Monday Morgan, thank you for letting me act as DJ for a week!
Leontyne Price, one of my favorite singers (and I hope one of yours, too) sings Death of Butterfly (from Puccini’s Madama Butterfly) as an encore. This video of a live performance has a glitch in it towards the end, but I think the rest of the performance makes the glitch well-worth overlooking.
Leontyne Price-Death of Butterfly. Rare private film.
Butterfly tells her child not to feel sorrow for his mother’s desertion but to keep a faint memory of his mother’s face. She bids him farewell.
You? You? You? Little idol of my heart. My Love, my love, flower of the lily and rose. Never know that, for you, for your innocent eyes, Butterfly is about to die…so that you may go away beyond the sea without being subject to remorse in later years for your mother’s desertion. Oh, you who have come down to me from high heaven, look well, well on your mother’s face, that you may keep a faint memory of it, look well! Little love, farewell! Farewell, my little love! Go and play.
Tuesday This simple Schubert song—”Seligkeit” or Bliss—is my favorite. I know there are more weighty, important, and profound lieder, but this one always makes me happy.
Seligkeit Performed by Dutch soprano Elly Ameling and pianist Joerg Demus
Joys without number Bloom in the halls of Heaven For angels and transfigured souls, As our fathers taught us. How I’d love to be there And rejoice eternally! A heavenly bride smiles Sweetly on everyone; Harp and psalter resound, And there’s dancing and singing. How I’d love to be there And rejoice eternally! I’d sooner stay here If Laura smiles on me With a look that says I’ve to grieve no more. Blissfully then with her I’d stay forever here!
It’s short—let’s do two! Schumann’s Widmung, also with Elly Ameling, and pianist Dalton Baldwin.
You my soul, you my heart, You my rapture, O you my pain, You my world in which I live, My heaven you, to which I aspire, O you my grave, into which My grief forever I’ve consigned!
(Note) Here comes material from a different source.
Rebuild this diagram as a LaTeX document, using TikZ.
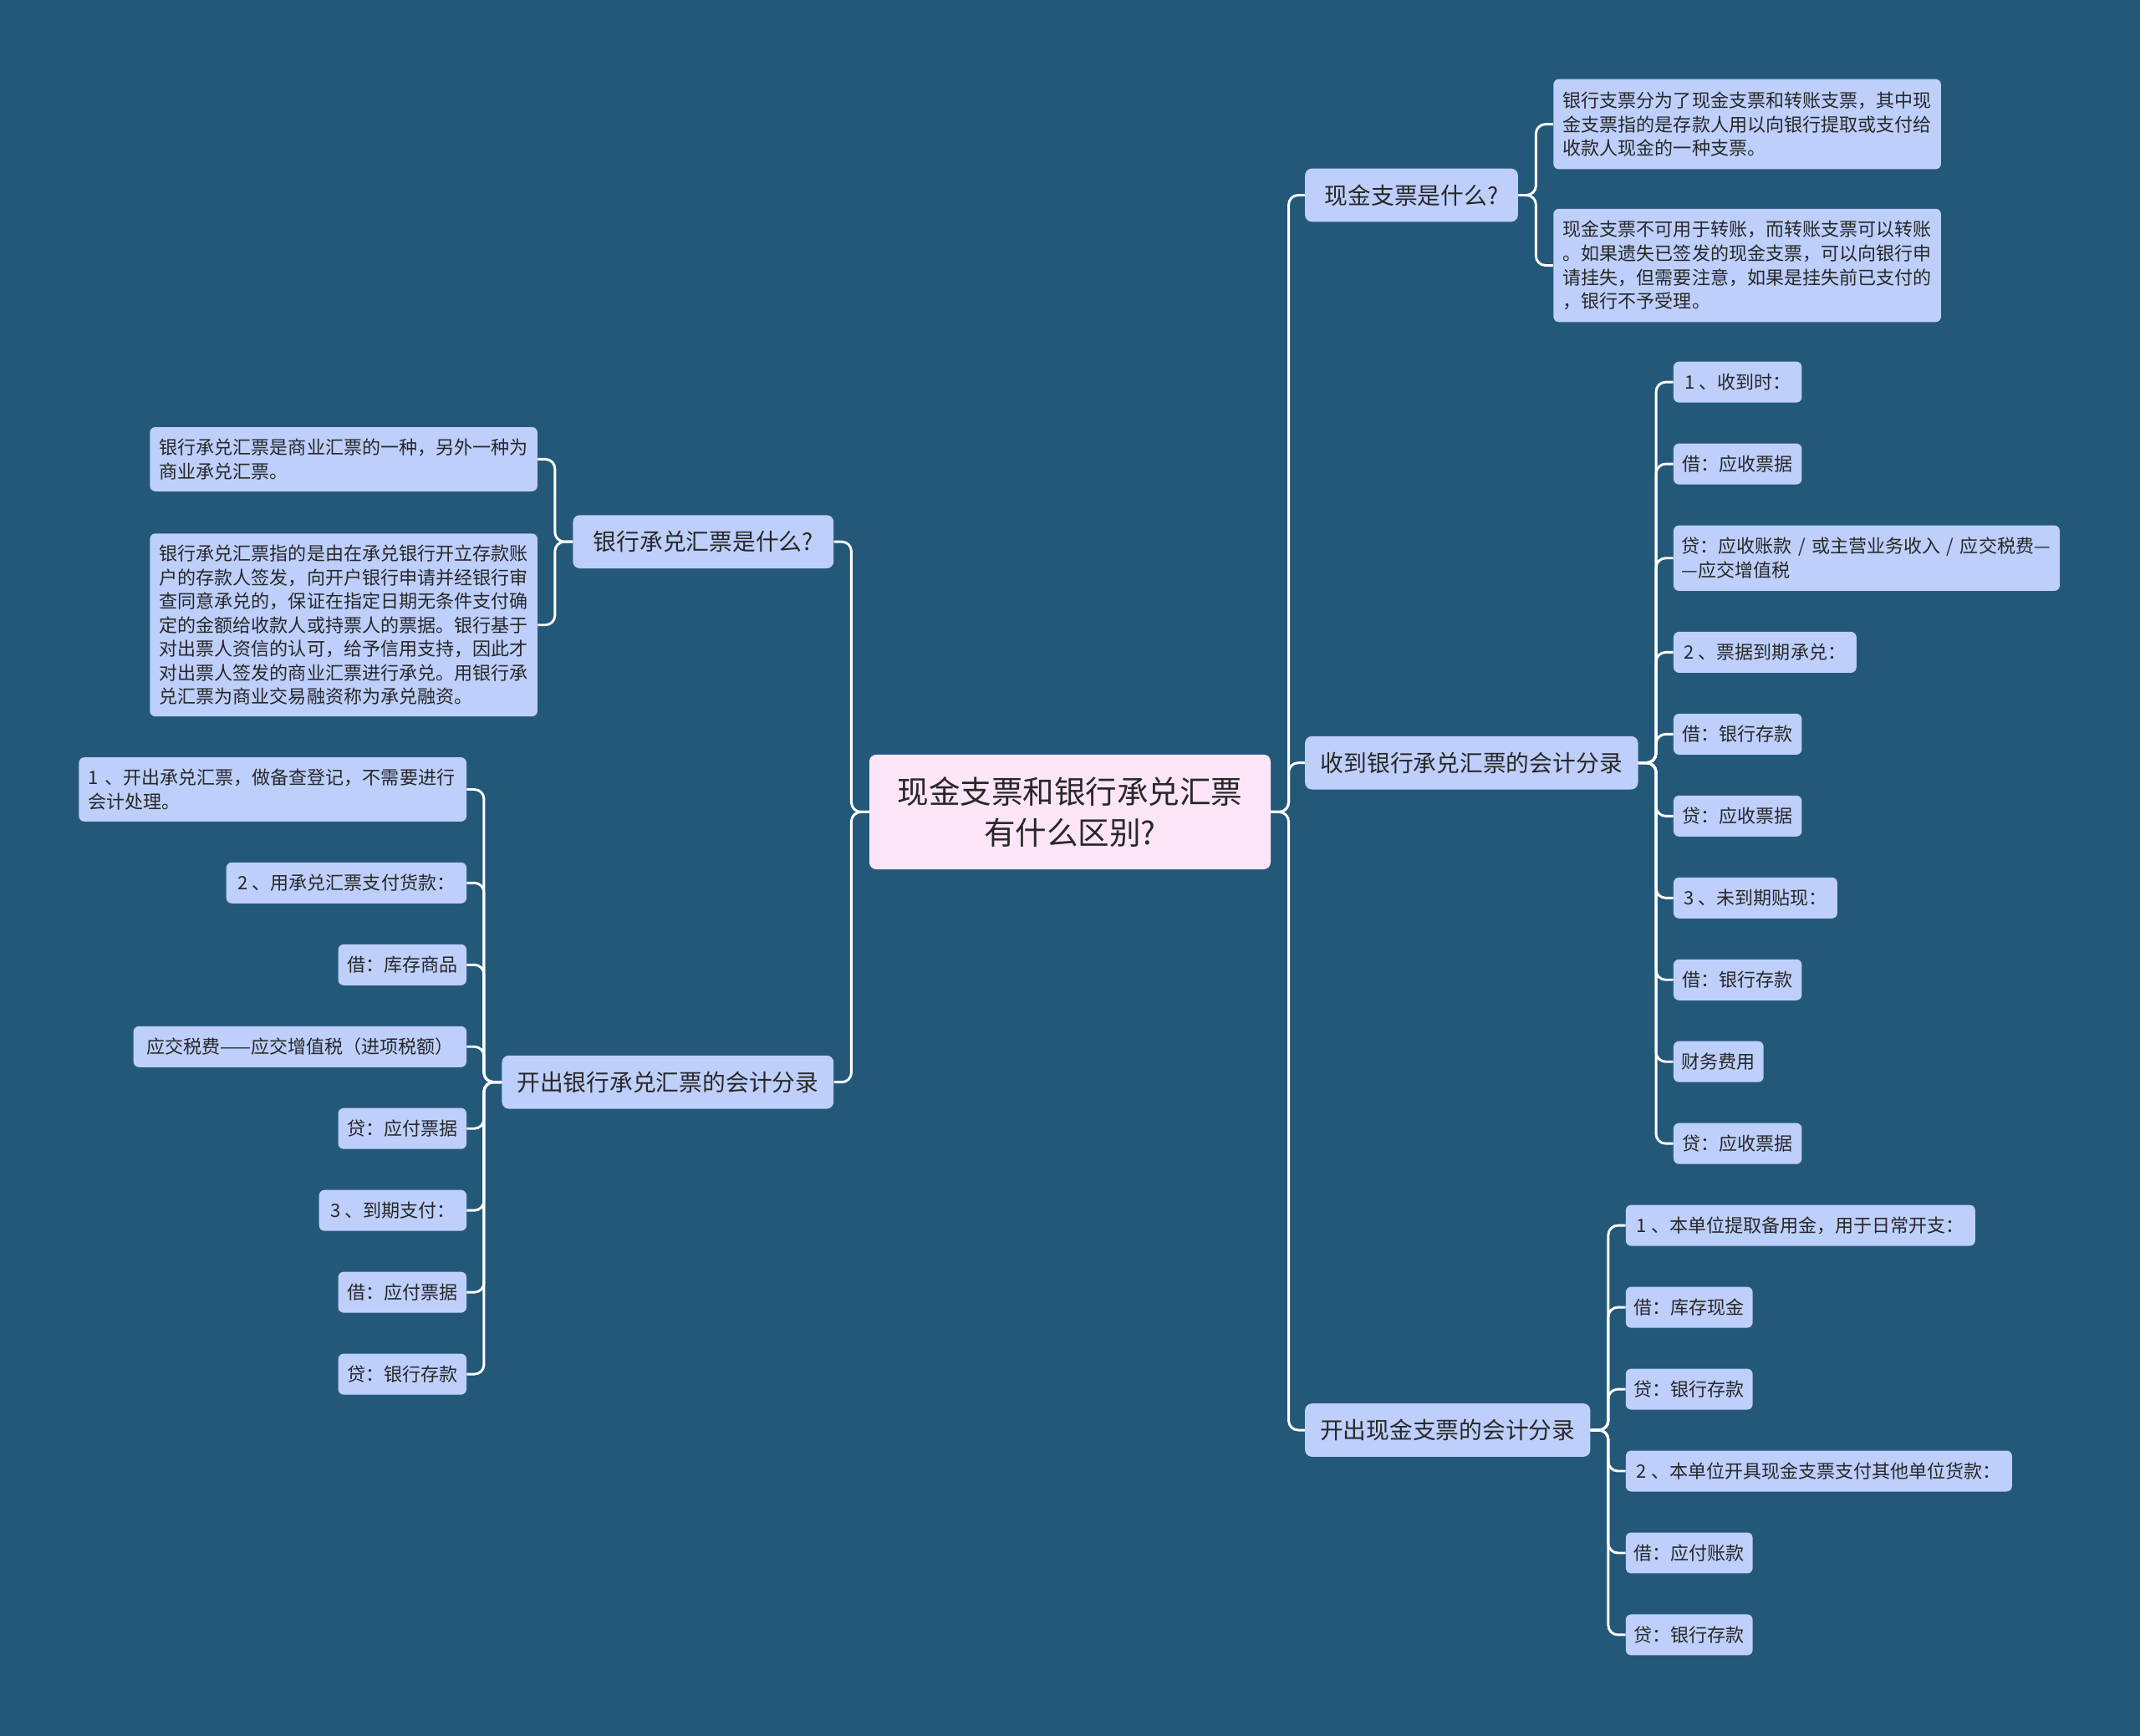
\documentclass[tikz,border=0pt]{standalone}
\usepackage{fontspec}
\newfontfamily\cjk{Noto Sans CJK SC}
\definecolor{bg}{RGB}{36,88,121}
\definecolor{nodefill}{RGB}{189,207,250}
\definecolor{rootfill}{RGB}{253,229,248}
\definecolor{txt}{RGB}{40,40,40}
\begin{document}
\begin{tikzpicture}[x=1pt,y=1pt,
 base/.style={text=txt, fill=nodefill, rounded corners=4pt, inner sep=0pt, align=center},
 rootbox/.style={base, fill=rootfill, font=\cjk\fontsize{23}{30}\selectfont, minimum width=294pt, minimum height=84pt, rounded corners=5pt},
 lvlone/.style={base, font=\cjk\fontsize{17}{20}\selectfont, minimum height=39pt, rounded corners=5pt},
 leaf/.style={base, font=\cjk\fontsize{13.5}{17.5}\selectfont, minimum height=30pt},
 para/.style={base, font=\cjk\fontsize{13.5}{17.5}\selectfont, text width=270pt, inner xsep=7pt, align=left},
 link/.style={draw=white, line width=1.8pt, rounded corners=7pt}]
\fill[bg] (0,0) rectangle (1568,-1272.1);
\useasboundingbox (0,0) rectangle (1568,-1272.1);

% root
\node[rootbox] (root) at (784,-595) {现金支票和银行承兑汇票\\有什么区别?};

% level one, right
\node[lvlone, anchor=west, minimum width=156pt] (A1) at (956,-143) {现金支票是什么?};
\node[lvlone, anchor=west, minimum width=244pt] (A2) at (956,-559) {收到银行承兑汇票的会计分录};
\node[lvlone, anchor=west, minimum width=209pt] (A3) at (956,-1048) {开出现金支票的会计分录};
% level one, left
\node[lvlone, anchor=east, minimum width=191pt] (B1) at (611,-397) {银行承兑汇票是什么?};
\node[lvlone, anchor=east, minimum width=243pt] (B2) at (611,-793) {开出银行承兑汇票的会计分录};

% A1 children
\node[para, anchor=west, minimum height=66pt] (a11) at (1138,-91) {银行支票分为了现金支票和转账支票，其中现\\金支票指的是存款人用以向银行提取或支付给\\收款人现金的一种支票。};
\node[para, anchor=west, minimum height=83pt] (a12) at (1138,-194.5) {现金支票不可用于转账，而转账支票可以转账\\。如果遗失已签发的现金支票，可以向银行申\\请挂失，但需要注意，如果是挂失前已支付的\\，银行不予受理。};

% A2 children
\node[leaf, anchor=west, minimum width=94pt] (a21) at (1226,-280) {1 、收到时：};
\node[leaf, anchor=west, minimum width=94pt] (a22) at (1226,-340) {借：应收票据};
\node[para, anchor=west, minimum height=48pt, text width=271pt, inner xsep=6pt] (a23) at (1226,-409) {\mbox{贷：应收账款 / 或主营业务收入 / 应交税费—}\\\mbox{—应交增值税}};
\node[leaf, anchor=west, minimum width=134pt] (a24) at (1226,-478) {2 、票据到期承兑：};
\node[leaf, anchor=west, minimum width=94pt] (a25) at (1226,-538) {借：银行存款};
\node[leaf, anchor=west, minimum width=94pt] (a26) at (1226,-598) {贷：应收票据};
\node[leaf, anchor=west, minimum width=120pt] (a27) at (1226,-658) {3 、未到期贴现：};
\node[leaf, anchor=west, minimum width=94pt] (a28) at (1226,-718) {借：银行存款};
\node[leaf, anchor=west, minimum width=66pt] (a29) at (1226,-778) {财务费用};
\node[leaf, anchor=west, minimum width=94pt] (a210) at (1226,-838) {贷：应收票据};

% A3 children
\node[leaf, anchor=west, minimum width=256pt] (a31) at (1191,-898) {1 、本单位提取备用金，用于日常开支：};
\node[leaf, anchor=west, minimum width=93pt] (a32) at (1191,-958) {借：库存现金};
\node[leaf, anchor=west, minimum width=93pt] (a33) at (1191,-1018) {贷：银行存款};
\node[leaf, anchor=west, minimum width=283pt] (a34) at (1191,-1078) {2 、本单位开具现金支票支付其他单位货款：};
\node[leaf, anchor=west, minimum width=93pt] (a35) at (1191,-1138) {借：应付账款};
\node[leaf, anchor=west, minimum width=93pt] (a36) at (1191,-1198) {贷：银行存款};

% B1 children
\node[para, anchor=east, minimum height=47pt] (b11) at (394,-336.5) {银行承兑汇票是商业汇票的一种，另外一种为\\商业承兑汇票。};
\node[para, anchor=east, minimum height=134pt] (b12) at (394,-458) {银行承兑汇票指的是由在承兑银行开立存款账\\户的存款人签发，向开户银行申请并经银行审\\查同意承兑的，保证在指定日期无条件支付确\\定的金额给收款人或持票人的票据。银行基于\\对出票人资信的认可，给予信用支持，因此才\\对出票人签发的商业汇票进行承兑。用银行承\\兑汇票为商业交易融资称为承兑融资。};

% B2 children
\node[para, anchor=east, minimum height=47pt] (b21) at (342,-578.5) {1 、开出承兑汇票，做备查登记，不需要进行\\会计处理。};
\node[leaf, anchor=east, minimum width=176pt] (b22) at (342,-647) {2 、用承兑汇票支付货款：};
\node[leaf, anchor=east, minimum width=94pt] (b23) at (342,-707) {借：库存商品};
\node[leaf, anchor=east, minimum width=244pt] (b24) at (342,-767) {应交税费——应交增值税（进项税额）};
\node[leaf, anchor=east, minimum width=94pt] (b25) at (342,-827) {贷：应付票据};
\node[leaf, anchor=east, minimum width=108pt] (b26) at (342,-887) {3 、到期支付：};
\node[leaf, anchor=east, minimum width=94pt] (b27) at (342,-947) {借：应付票据};
\node[leaf, anchor=east, minimum width=94pt] (b28) at (342,-1007) {贷：银行存款};

% connectors
\foreach \c in {A1,A2,A3} \draw[link] (root.east) -- ++(13,0) |- (\c.west);
\foreach \c in {B1,B2} \draw[link] (root.west) -- ++(-13,0) |- (\c.east);
\foreach \c in {a11,a12} \draw[link] (A1.east) -- ++(13,0) |- (\c.west);
\foreach \c in {a21,a22,a23,a24,a25,a26,a27,a28,a29,a210} \draw[link] (A2.east) -- ++(13,0) |- (\c.west);
\foreach \c in {a31,a32,a33,a34,a35,a36} \draw[link] (A3.east) -- ++(13,0) |- (\c.west);
\foreach \c in {b11,b12} \draw[link] (B1.west) -- ++(-13,0) |- (\c.east);
\foreach \c in {b21,b22,b23,b24,b25,b26,b27,b28} \draw[link] (B2.west) -- ++(-13,0) |- (\c.east);
\end{tikzpicture}
\end{document}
You are repose, you are peace, You are bestowed on me from heaven. Your love for me gives me my worth, Your eyes transfigure me in mine, You raise me lovingly above myself, My guardian angel, my better self!
Wednesday I drove my family crazy with this, not your parents’ Red Army Choir! “Bella Ciao” was a late 19th century Italian protest song that was taken up by Italian partisan/anti-fascists during WWII. But you only have to hear a few notes to know that these aren’t Italians doing the singing. The Red Army Choir sing what has become one of their calling cards. My favorite YouTube comment: “This is what happens when you eat pasta and drink vodka.”
One morning I woke up Ciao my Beautiful and I found the invader O partisan, take me away Ciao my Beautiful oh partisan, take me away That I'm feeling like dying And if I die as a partisan Ciao my Beautiful and if I die as a partisan You must bury me You will bury me over there, on the mountain Ciao my Beautiful You will bury me over there on the mountain Under the shadow of a wonderful flower All all the people passing by Ciao my Beautiful And all the people passing by Will say "What a wonderful flower!" And this is the flower of the partisan Ciao my Beautiful Dead for our freedom And this is the flower of the partisan Dead for our freedom
Thursday Chopin Nocturnes: How do you choose from these? Start with the first in B Flat Minor, and just keep listening. Tunisian-born French pianist Brigitte Engerer.
Friday Edith! I’ll always be grateful to my high school French teacher, who introduced our class to Edith Piaf by having us sing along with her recording of “La Vie en Rose.” Every Friday.
Saturday “Mom, maybe you should listen to something you don’t like so much.” My six-year-old son’s comment when I got lost taking him to a friend’s house. Gershwin’s Rhapsody in Blue—something I no longer listen to while driving. George Gershwin – Rhapsody in Blue – Leonard Bernstein, New York Philharmonic (1976)
Sunday From Poulenc’s Banalities, because sometimes you just want to smoke, even though you shouldn’t.
“Hôtel“ Regine Crespin and John Wustman
My room is shaped like a cage The sun slips its arm through the window But I who want to smoke to make mirages I light my cigarette on daylight's fire I do not want to work, I want to smoke.